Opinión

La gran batalla cultural de 2023

No se trata de conservadores contra progresistas, sino de humanistas contra tecnócratas

El libro que más me hizo pensar este año se titula La suerte de haber nacido en nuestro tiempo (Rialp), tiene 62 páginas y lo firma Fabrice Hadjadj, un intelectual católico francés con nueve hijos y poco tiempo para la filosofía posmoderna que domina el pensamiento de su país. Durante la promoción de este ensayo breve, el autor identificó uno de los mayores malentendidos contemporáneos: “La guerra no es entre culturas. Lo que está sucediendo es que estamos abandonando precisamente la cultura: se desecha el paradigma de la cultura para asumir un paradigma tecnocrático. Ante la desaparición de la cultura, se debe combatir por protegerla frente al control tecnológico. Por ejemplo, desaparecen paulatinamente los espacios de discusión y de debate entre las personas”, explicaba al presentarlo en Alfa y Omega.

No hay que ser católico para estar de acuerdo. Cualquiera que viva en un barrio ha visto desaparecer los bares de siempre, sustituidos por franquicias donde cambian de camareros cada seis meses. Van menguando las librerías, los cines y los teatros, sustituidos por plataformas digitales y por macrocentros comerciales en las afueras. Ya casi no existen las revistas culturales. De manera creciente, nuestro punto de encuentro es Internet, donde la conversación cada vez es más agria, estéril y maleducada. La omnipresencia en nuestra vida cotidiana del business english, que suena más cool, es otra pista de la homogeneización que aceptamos de manera voluntaria. Modas importadas como la cultura de la cancelación o el ataque a pinacotecas contribuyen a enturbiar el ambiente.
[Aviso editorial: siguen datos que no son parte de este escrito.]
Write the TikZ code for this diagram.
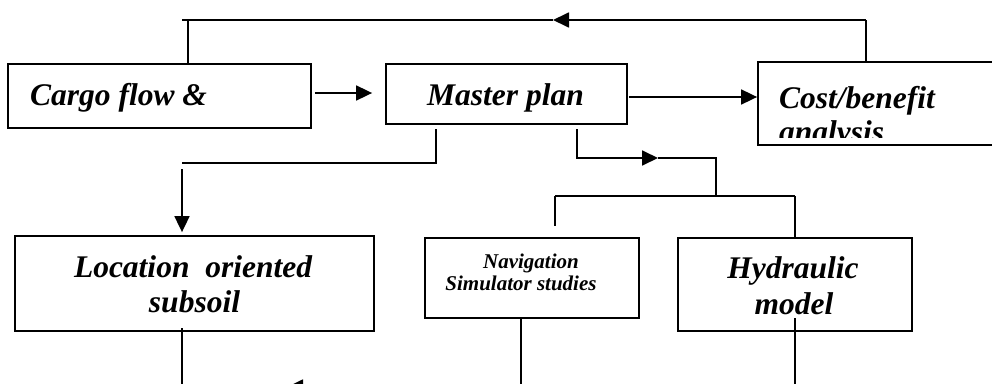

Ya nadie aspira a ser culto, todos queremos la vida de turboconsumo que los millonarios exhiben en Instagram

Es complicado no percibir esta guerra contra el conocimiento y el aprendizaje. Uno de sus signos más evidentes son los intentos de eliminar la Filosofía de los programas académicos (también la propuesta de que los estudiantes puedan pasar de curso a pesar de los suspensos). La literatura ha dejado de tener un papel central en la vida pública y ha sido remplazada por los seriales de plataformas como Amazon y Netflix. Hace unos pocos años, al acceder a Google, los primeros resultados siempre eran artículos escritos, que poco a poco fueron siendo apartados en favor de material audiovisual. Ya nadie aspira a ser culto, todos queremos la vida de consumo premium que los ricos exhiben cada día en Instagram.

Batalla cultural a pie de calle

Un comentario de Félix de Azúa en una entrevista de 2014 describe la impotencia voluntaria de nuestras políticas culturales: "Pienso que muchas propuestas aparentemente éticas, en particular aquellas que proceden de las instituciones, son en realidad apuestas estéticas, en el sentido de que no implican ningún compromiso moral sino simplemente un cierto acuerdo de imagen espectacular y narcisista. Lo que está presentando quien hace la propuesta es, por así decirlo, su propia alma, no un programa político, ni un sistema de recursos, ni una forma de solventar de un modo práctico los problemas. Simplemente está diciendo 'yo soy muy bueno' y, además, en el sentido de 'yo soy muy guapo'", argumentaba en la revista Minerva. Es difícil resumir mejor el modelo cultural que propone el sanchismo.

Nuestros conflictos reales no van a debatirse en un plató de La Sexta Noche ni en una mesa de la Feria de Frankfurt donde España fue invitada de honor este año. La partida se juega calle a calle, barrio a barrio, como ilustraba un espléndido artículo de Carlos Fernández que publicamos el sábado pasado sobre los vecinos de Tetuán (Madrid) que colaboran por salvar sus edificios de estilo neomudéjar. “El barrio o el pueblo, donde la política tiene rostro y nombre de pila, donde la comunidad se encarna, se antojan entornos de participación mucho más fructíferos y provechosos que las redes sociales o el partido. Los imposibles de la política lejana se tornan posibles si cambiamos de armas y de escala”. Bien lo saben los vecinos de Gamonal, izquierdistas y conservadores, que unieron fuerzas en 2014 para que el ayuntamiento no convirtiera su barrio en un no-lugar.

A lo largo de 2023 seguiremos hablando de guerras culturales y no de esta guerra contra la cultura. La narrativa que se ha trazado desde lo años 80 es demasiado poderosa como para cambiarle el nombre de repente. Por ahora, solo podemos aspirar a cuestionarla un poco. El primer paso es comprender que el campo de batalla no son solo los medios, ni los partidos, ni las polémicas de Internet, sino las calles, los bares y oficinas que pisamos cada día.